■ **To do**
In your copy, leave out the pictures; write out all the data exactly.

■ **Dataset extract**
++++++++++++++++++++
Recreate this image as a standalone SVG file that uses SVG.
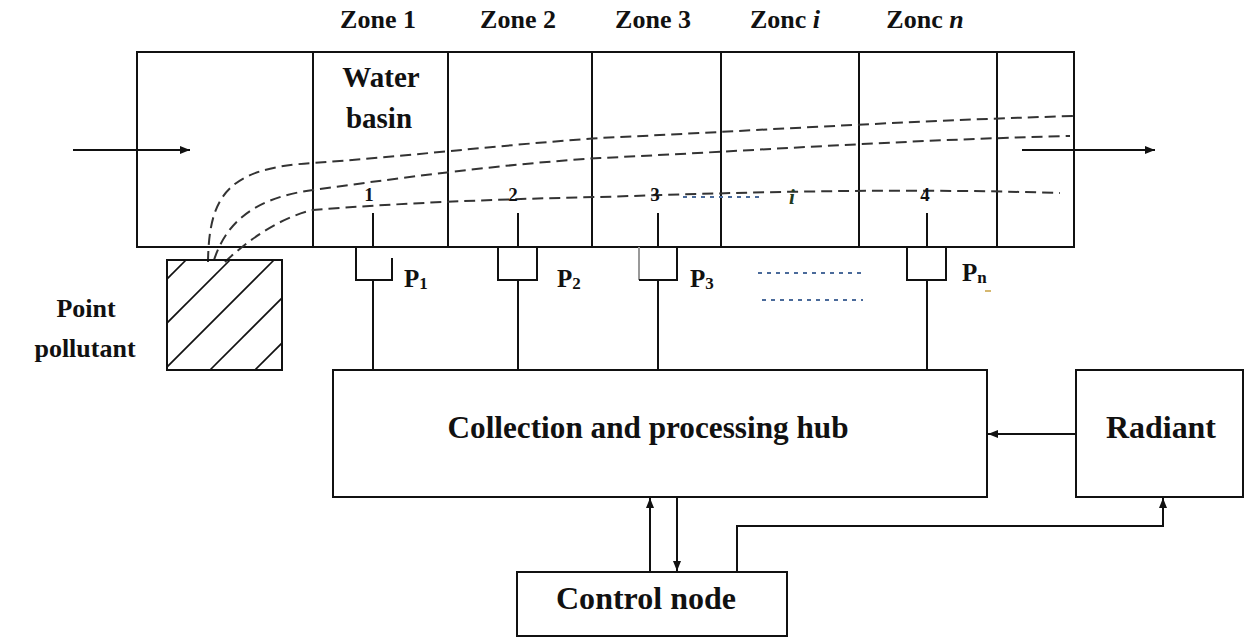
<svg xmlns="http://www.w3.org/2000/svg" width="1248" height="639" viewBox="0 0 1248 639">
  <style>
    .ln { stroke: #111; stroke-width: 2; fill: none; }
    .box { stroke: #111; stroke-width: 2; fill: #fff; }
    .dash { stroke: #333; stroke-width: 2; fill: none; stroke-dasharray: 11 6; }
    .t { font-family: "Liberation Serif", "Times New Roman", serif; font-weight: bold; fill: #111; }
    .zone { font-size: 26px; text-anchor: middle; }
    .num { font-size: 19px; text-anchor: middle; }
    .big { font-size: 31px; text-anchor: middle; }
    .p { font-size: 25px; }
    .sub { font-size: 17px; }
    .dots { stroke: #4a6a9a; stroke-width: 2; stroke-dasharray: 4 5; fill: none; }
  </style>
  <defs>
    <marker id="ah" viewBox="0 0 10 8" refX="10" refY="4" markerWidth="10" markerHeight="8" markerUnits="userSpaceOnUse" orient="auto">
      <path d="M0,0 L10,4 L0,8 Z" fill="#111"/>
    </marker>
    <clipPath id="pclip">
      <rect x="167" y="260" width="115" height="110"/>
    </clipPath>
  </defs>
  <rect width="1248" height="639" fill="#fff"/>

  <!-- zone headings -->
  <g id="zone-labels" class="t zone">
    <text x="378" y="28">Zone 1</text>
    <text x="518" y="28">Zone 2</text>
    <text x="653" y="28">Zone 3</text>
    <text x="785" y="28">Zonc <tspan font-style="italic">i</tspan></text>
    <text x="925" y="28">Zonc <tspan font-style="italic">n</tspan></text>
  </g>

  <!-- water basin split into zones -->
  <g id="basin">
    <rect class="ln" x="137" y="52" width="937" height="195"/>
    <line class="ln" x1="313" y1="52" x2="313" y2="247"/>
    <line class="ln" x1="448" y1="52" x2="448" y2="247"/>
    <line class="ln" x1="592" y1="52" x2="592" y2="247"/>
    <line class="ln" x1="721" y1="52" x2="721" y2="247"/>
    <line class="ln" x1="859" y1="52" x2="859" y2="247"/>
    <line class="ln" x1="997" y1="52" x2="997" y2="247"/>
    <text class="t" font-size="29" text-anchor="middle" x="381" y="87">Water</text>
    <text class="t" font-size="29" text-anchor="middle" x="379" y="128">basin</text>
  </g>

  <!-- pollution plumes -->
  <g id="plumes">
    <path class="dash" d="M208,262 C209,195 228,168 313,163 C400,157 500,145 600,138 C750,131 900,121 1074,116"/>
    <path class="dash" d="M214,260 C226,224 252,198 313,190 C385,180 500,164 600,158 C750,151 900,140 1070,136"/>
    <path class="dash" d="M225,262 C250,238 282,217 313,210 C400,203 500,199 600,197 C750,192 900,188 1060,193"/>
    <line class="dots" x1="683" y1="197" x2="763" y2="197"/>
  </g>

  <!-- sampling points -->
  <g id="points" class="t num">
    <text x="369" y="201">1</text>
    <text x="513" y="201">2</text>
    <text x="655" y="201">3</text>
    <text x="792" y="204" font-style="italic" font-size="21" fill="#203a20">i</text>
    <text x="925" y="201">4</text>
  </g>

  <!-- point pollutant source -->
  <g id="point-pollutant">
    <rect class="ln" x="167" y="260" width="115" height="110"/>
    <g clip-path="url(#pclip)" stroke="#111" stroke-width="1.6">
      <line x1="147" y1="299" x2="207" y2="239"/>
      <line x1="147" y1="343" x2="251" y2="239"/>
      <line x1="147" y1="387" x2="295" y2="239"/>
      <line x1="190" y1="390" x2="302" y2="278"/>
      <line x1="235" y1="390" x2="302" y2="323"/>
    </g>
    <text class="t" font-size="26" text-anchor="middle" x="86" y="317">Point</text>
    <text class="t" font-size="26" text-anchor="middle" x="85" y="357">pollutant</text>
  </g>

  <!-- sensors -->
  <g id="sensor-1">
    <line class="ln" x1="373" y1="213" x2="373" y2="247"/>
    <path class="ln" d="M356,247 V280 H392 V258"/>
    <text class="t p" x="404" y="287">P<tspan class="sub" dy="2">1</tspan></text>
  </g>
  <g id="sensor-2">
    <line class="ln" x1="518" y1="213" x2="518" y2="247"/>
    <path class="ln" d="M498,247 V280 H537 V247"/>
    <text class="t p" x="557" y="287">P<tspan class="sub" dy="2">2</tspan></text>
  </g>
  <g id="sensor-3">
    <line class="ln" x1="658" y1="213" x2="658" y2="247"/>
    <path stroke="#999" stroke-width="2" fill="none" d="M639,247 V280"/>
    <path class="ln" d="M639,280 H677 V247"/>
    <text class="t p" x="690" y="287">P<tspan class="sub" dy="2">3</tspan></text>
  </g>
  <g id="sensor-dots">
    <line class="dots" x1="758" y1="273" x2="863" y2="273"/>
    <line class="dots" x1="762" y1="300" x2="863" y2="300"/>
  </g>
  <g id="sensor-n">
    <line class="ln" x1="927" y1="213" x2="927" y2="247"/>
    <path class="ln" d="M907,247 V280 H946 V247"/>
    <text class="t p" x="962" y="281">P<tspan class="sub" dy="2">n</tspan></text>
    <line x1="985" y1="291" x2="991" y2="291" stroke="#c8a040" stroke-width="1.5"/>
  </g>

  <!-- hub, radiant, control node -->
  <g id="hub">
    <rect class="box" x="333" y="370" width="654" height="127"/>
    <text class="t big" x="648" y="438" textLength="401" lengthAdjust="spacingAndGlyphs">Collection and processing hub</text>
  </g>
  <g id="radiant">
    <rect class="box" x="1076" y="370" width="167" height="127"/>
    <text class="t big" x="1161" y="438" textLength="110" lengthAdjust="spacingAndGlyphs">Radiant</text>
  </g>
  <g id="control-node">
    <rect class="box" x="517" y="572" width="270" height="64"/>
    <text class="t big" x="646" y="609" font-size="33" textLength="180" lengthAdjust="spacingAndGlyphs">Control node</text>
  </g>

  <!-- connectors -->
  <g id="connectors">
    <line class="ln" x1="73" y1="150" x2="190" y2="150" marker-end="url(#ah)"/>
    <line class="ln" x1="1022" y1="150" x2="1155" y2="150" marker-end="url(#ah)"/>
    <line class="ln" x1="373" y1="280" x2="373" y2="370"/>
    <line class="ln" x1="518" y1="280" x2="518" y2="370"/>
    <line class="ln" x1="658" y1="280" x2="658" y2="370"/>
    <line class="ln" x1="927" y1="280" x2="927" y2="370"/>
    <line class="ln" x1="1076" y1="434" x2="988" y2="434" marker-end="url(#ah)"/>
    <line class="ln" x1="650" y1="572" x2="650" y2="498" marker-end="url(#ah)"/>
    <line class="ln" x1="677" y1="497" x2="677" y2="571" marker-end="url(#ah)"/>
    <path class="ln" d="M737,572 V526 H1163 V498" marker-end="url(#ah)"/>
  </g>
</svg>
++++++++++++++++++++
■ **Written reply**
Recreate this image as a standalone SVG file that uses SVG.
<svg xmlns="http://www.w3.org/2000/svg" width="1248" height="639" viewBox="0 0 1248 639">
  <style>
    .ln { stroke: #111; stroke-width: 2; fill: none; }
    .box { stroke: #111; stroke-width: 2; fill: #fff; }
    .dash { stroke: #333; stroke-width: 2; fill: none; stroke-dasharray: 11 6; }
    .t { font-family: "Liberation Serif", "Times New Roman", serif; font-weight: bold; fill: #111; }
    .zone { font-size: 26px; text-anchor: middle; }
    .num { font-size: 19px; text-anchor: middle; }
    .big { font-size: 31px; text-anchor: middle; }
    .p { font-size: 25px; }
    .sub { font-size: 17px; }
    .dots { stroke: #4a6a9a; stroke-width: 2; stroke-dasharray: 4 5; fill: none; }
  </style>
  <defs>
    <marker id="ah" viewBox="0 0 10 8" refX="10" refY="4" markerWidth="10" markerHeight="8" markerUnits="userSpaceOnUse" orient="auto">
      <path d="M0,0 L10,4 L0,8 Z" fill="#111"/>
    </marker>
    <clipPath id="pclip">
      <rect x="167" y="260" width="115" height="110"/>
    </clipPath>
  </defs>
  <rect width="1248" height="639" fill="#fff"/>

  <!-- zone headings -->
  <g id="zone-labels" class="t zone">
    <text x="378" y="28">Zone 1</text>
    <text x="518" y="28">Zone 2</text>
    <text x="653" y="28">Zone 3</text>
    <text x="785" y="28">Zonc <tspan font-style="italic">i</tspan></text>
    <text x="925" y="28">Zonc <tspan font-style="italic">n</tspan></text>
  </g>

  <!-- water basin split into zones -->
  <g id="basin">
    <rect class="ln" x="137" y="52" width="937" height="195"/>
    <line class="ln" x1="313" y1="52" x2="313" y2="247"/>
    <line class="ln" x1="448" y1="52" x2="448" y2="247"/>
    <line class="ln" x1="592" y1="52" x2="592" y2="247"/>
    <line class="ln" x1="721" y1="52" x2="721" y2="247"/>
    <line class="ln" x1="859" y1="52" x2="859" y2="247"/>
    <line class="ln" x1="997" y1="52" x2="997" y2="247"/>
    <text class="t" font-size="29" text-anchor="middle" x="381" y="87">Water</text>
    <text class="t" font-size="29" text-anchor="middle" x="379" y="128">basin</text>
  </g>

  <!-- pollution plumes -->
  <g id="plumes">
    <path class="dash" d="M208,262 C209,195 228,168 313,163 C400,157 500,145 600,138 C750,131 900,121 1074,116"/>
    <path class="dash" d="M214,260 C226,224 252,198 313,190 C385,180 500,164 600,158 C750,151 900,140 1070,136"/>
    <path class="dash" d="M225,262 C250,238 282,217 313,210 C400,203 500,199 600,197 C750,192 900,188 1060,193"/>
    <line class="dots" x1="683" y1="197" x2="763" y2="197"/>
  </g>

  <!-- sampling points -->
  <g id="points" class="t num">
    <text x="369" y="201">1</text>
    <text x="513" y="201">2</text>
    <text x="655" y="201">3</text>
    <text x="792" y="204" font-style="italic" font-size="21" fill="#203a20">i</text>
    <text x="925" y="201">4</text>
  </g>

  <!-- point pollutant source -->
  <g id="point-pollutant">
    <rect class="ln" x="167" y="260" width="115" height="110"/>
    <g clip-path="url(#pclip)" stroke="#111" stroke-width="1.6">
      <line x1="147" y1="299" x2="207" y2="239"/>
      <line x1="147" y1="343" x2="251" y2="239"/>
      <line x1="147" y1="387" x2="295" y2="239"/>
      <line x1="190" y1="390" x2="302" y2="278"/>
      <line x1="235" y1="390" x2="302" y2="323"/>
    </g>
    <text class="t" font-size="26" text-anchor="middle" x="86" y="317">Point</text>
    <text class="t" font-size="26" text-anchor="middle" x="85" y="357">pollutant</text>
  </g>

  <!-- sensors -->
  <g id="sensor-1">
    <line class="ln" x1="373" y1="213" x2="373" y2="247"/>
    <path class="ln" d="M356,247 V280 H392 V258"/>
    <text class="t p" x="404" y="287">P<tspan class="sub" dy="2">1</tspan></text>
  </g>
  <g id="sensor-2">
    <line class="ln" x1="518" y1="213" x2="518" y2="247"/>
    <path class="ln" d="M498,247 V280 H537 V247"/>
    <text class="t p" x="557" y="287">P<tspan class="sub" dy="2">2</tspan></text>
  </g>
  <g id="sensor-3">
    <line class="ln" x1="658" y1="213" x2="658" y2="247"/>
    <path stroke="#999" stroke-width="2" fill="none" d="M639,247 V280"/>
    <path class="ln" d="M639,280 H677 V247"/>
    <text class="t p" x="690" y="287">P<tspan class="sub" dy="2">3</tspan></text>
  </g>
  <g id="sensor-dots">
    <line class="dots" x1="758" y1="273" x2="863" y2="273"/>
    <line class="dots" x1="762" y1="300" x2="863" y2="300"/>
  </g>
  <g id="sensor-n">
    <line class="ln" x1="927" y1="213" x2="927" y2="247"/>
    <path class="ln" d="M907,247 V280 H946 V247"/>
    <text class="t p" x="962" y="281">P<tspan class="sub" dy="2">n</tspan></text>
    <line x1="985" y1="291" x2="991" y2="291" stroke="#c8a040" stroke-width="1.5"/>
  </g>

  <!-- hub, radiant, control node -->
  <g id="hub">
    <rect class="box" x="333" y="370" width="654" height="127"/>
    <text class="t big" x="648" y="438" textLength="401" lengthAdjust="spacingAndGlyphs">Collection and processing hub</text>
  </g>
  <g id="radiant">
    <rect class="box" x="1076" y="370" width="167" height="127"/>
    <text class="t big" x="1161" y="438" textLength="110" lengthAdjust="spacingAndGlyphs">Radiant</text>
  </g>
  <g id="control-node">
    <rect class="box" x="517" y="572" width="270" height="64"/>
    <text class="t big" x="646" y="609" font-size="33" textLength="180" lengthAdjust="spacingAndGlyphs">Control node</text>
  </g>

  <!-- connectors -->
  <g id="connectors">
    <line class="ln" x1="73" y1="150" x2="190" y2="150" marker-end="url(#ah)"/>
    <line class="ln" x1="1022" y1="150" x2="1155" y2="150" marker-end="url(#ah)"/>
    <line class="ln" x1="373" y1="280" x2="373" y2="370"/>
    <line class="ln" x1="518" y1="280" x2="518" y2="370"/>
    <line class="ln" x1="658" y1="280" x2="658" y2="370"/>
    <line class="ln" x1="927" y1="280" x2="927" y2="370"/>
    <line class="ln" x1="1076" y1="434" x2="988" y2="434" marker-end="url(#ah)"/>
    <line class="ln" x1="650" y1="572" x2="650" y2="498" marker-end="url(#ah)"/>
    <line class="ln" x1="677" y1="497" x2="677" y2="571" marker-end="url(#ah)"/>
    <path class="ln" d="M737,572 V526 H1163 V498" marker-end="url(#ah)"/>
  </g>
</svg>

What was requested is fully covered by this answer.